Because of a snafu in the plans, John ends up stuck in Argentina for several weeks longer than planned. While waiting for the go-ahead to kill his target, he becomes intrigued by the South American form of the Tango, and convinces the dynamic Manuela (Luciana Pedraza) to teach him the steps and the philosophy. Those of us familiar with movies like this will be expecting John and Manuela to end up romantically entangled, but Duvall's writing is smarter than that. The script doesn't deny the attraction, but it deals with the situation differently than we expect.

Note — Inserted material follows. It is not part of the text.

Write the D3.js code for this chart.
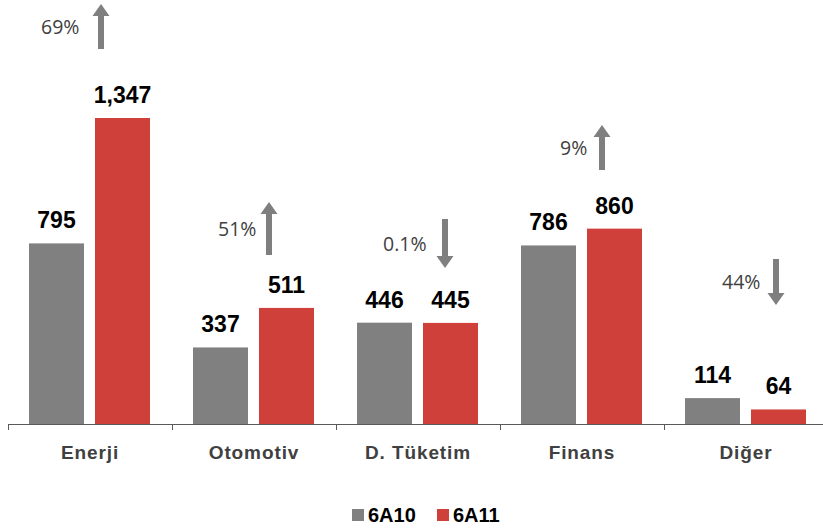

The film's tone is slow and deliberate. There are moments of energy, when the level of suspense is ratcheted up, but this is not primarily an action-oriented motion picture. The focus is on the "Tango" portion of the title, not the "Assassination". To that end, we are treated to a fair amount of dancing, and several conversations about the importance of the Tango to the Argentinean culture. In large part, dialogue is Assassination Tango's most obvious strength. Duvall has scripted the conversations so that they closely mirror the way people actually speak. Instead of being force-fed lines that only movie characters would utter, we hear the participants talk in a way that sounds unforced.
John isn't particularly likeable, although I suppose he has a certain charm. Assassination Tango skims the surface of a number of genre films, but is quirky and original enough never to immerse itself fully in any of them. Like The Apostle, it exists off the beaten path and will not satisfy mainstream viewers. Yet, for those who do not demand a firm adherence to formulas and genre-driven expectations, this movie offers the chance to see something a little different.
And now with quiet dignity, the world and the film festival move on to September 12. Next year, September 11 will be Opening Night.